How Brands Grow by Byron Sharp is like a pleasant conversation with a stranger. You don’t know how they got there, but you’re glad you spoke with them.
Pleasantries aside, this book is a slap in the face of sorts to typical brand and marketing strategies. The first few pages start off with a fictional case study illustrating the need to retain loyalist customers and steal back the ones lost to a competitive brand. Sharp goes on to posit, for most of the book, why that thinking is wrong.
He uses graphs to illustrate his points. Lots of graphs. Bar graphs, circle graphs, charts with legends, you name it.
I can’t really blame the Kindle for not displaying them properly, but I don’t like graphs and charts.

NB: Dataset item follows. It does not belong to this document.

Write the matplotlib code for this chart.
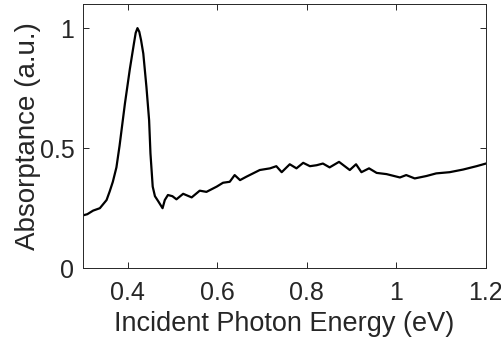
import matplotlib
matplotlib.use("Agg")
import matplotlib.pyplot as plt

energy = [0.300, 0.310, 0.323, 0.338, 0.353, 0.360, 0.367, 0.375, 0.382, 0.394,
          0.405, 0.414, 0.418, 0.422, 0.426, 0.430, 0.435, 0.442, 0.448, 0.451, 0.456, 0.461,
          0.468, 0.478, 0.483, 0.490, 0.500, 0.509, 0.524, 0.543, 0.561, 0.576,
          0.599, 0.613, 0.628, 0.639, 0.651, 0.665, 0.680, 0.695, 0.718, 0.732,
          0.744, 0.762, 0.777, 0.792, 0.807, 0.822, 0.836, 0.851, 0.872, 0.896,
          0.910, 0.922, 0.939, 0.956, 0.978, 1.008, 1.022, 1.041, 1.067, 1.089,
          1.119, 1.149, 1.179, 1.200]
absorptance = [0.22, 0.225, 0.24, 0.25, 0.284, 0.32, 0.36, 0.42, 0.51, 0.686,
               0.83, 0.935, 0.98, 1.0, 0.985, 0.95, 0.894, 0.755, 0.616, 0.478, 0.34, 0.30,
               0.28, 0.25, 0.284, 0.305, 0.30, 0.287, 0.31, 0.295, 0.323, 0.318,
               0.34, 0.356, 0.36, 0.388, 0.367, 0.381, 0.395, 0.409, 0.416, 0.425,
               0.40, 0.433, 0.416, 0.439, 0.425, 0.429, 0.436, 0.42, 0.443, 0.409,
               0.433, 0.40, 0.416, 0.397, 0.392, 0.378, 0.388, 0.374, 0.384, 0.395,
               0.40, 0.411, 0.425, 0.436]

xticks = [0.4, 0.6, 0.8, 1.0, 1.2]
xticklabels = ["0.4", "0.6", "0.8", "1", "1.2"]
yticks = [0, 0.5, 1]
yticklabels = ["0", "0.5", "1"]

plt.rcParams['font.family'] = ['Liberation Sans', 'DejaVu Sans']
fig = plt.figure(figsize=(5.02, 3.43), dpi=100)
ax = fig.add_axes([0.165, 0.218, 0.803, 0.770])
ax.plot(energy, absorptance, color='black', lw=1.6)
ax.set_xlim(0.3, 1.2)
ax.set_ylim(0, 1.1)
ax.set_xticks(xticks)
ax.set_xticklabels(xticklabels)
ax.set_yticks(yticks)
ax.set_yticklabels(yticklabels)
ax.tick_params(direction='in', top=True, right=True, length=4, width=0.7,
               color='#262626', labelsize=18, labelcolor='#262626')
ax.tick_params(axis='x', pad=9.5)
ax.tick_params(axis='y', pad=6)
for s in ax.spines.values():
    s.set_color('#262626')
    s.set_linewidth(0.7)
ax.set_xlabel('Incident Photon Energy (eV)', fontsize=19.5, color='#262626', labelpad=4)
ax.set_ylabel('Absorptance (a.u.)', fontsize=20, color='#262626')
ax.yaxis.set_label_coords(-0.105, 0.5)
fig.savefig('out.png', dpi=100)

Perhaps I should have taken more time to examine them to extrapolate meaning, but I start daydreaming, and lose focus. Shame on me, I skipped them.
All that aside, I should say, I almost put the book down, never to read it again, but persisted because I thought someone I respected recommended it. It turns out they didn’t, and I still don’t know how I came to download the book…
- For the industries Sharp has researched, he suggests that most sales come from non-loyal customers…
- and as a marketer, you’re better off marketing to acquire new customers than to retain and grow sales from existing ones.
- Retention doesn’t increase profit.
- Differentiation is not an effective brand or marketing strategy.
- Creative distinction is a vital strategy for brand growth.
- Emotional buying is critical, and advertising taps into emotion best by using memories.
- “Advertising works best when it tells us things we already believe.”
- The best advertising nudges buying perspectives, it doesn’t influence or persuade.
- “It’s strongest at refreshing existing memory structures, not building new, non-obvious ones.”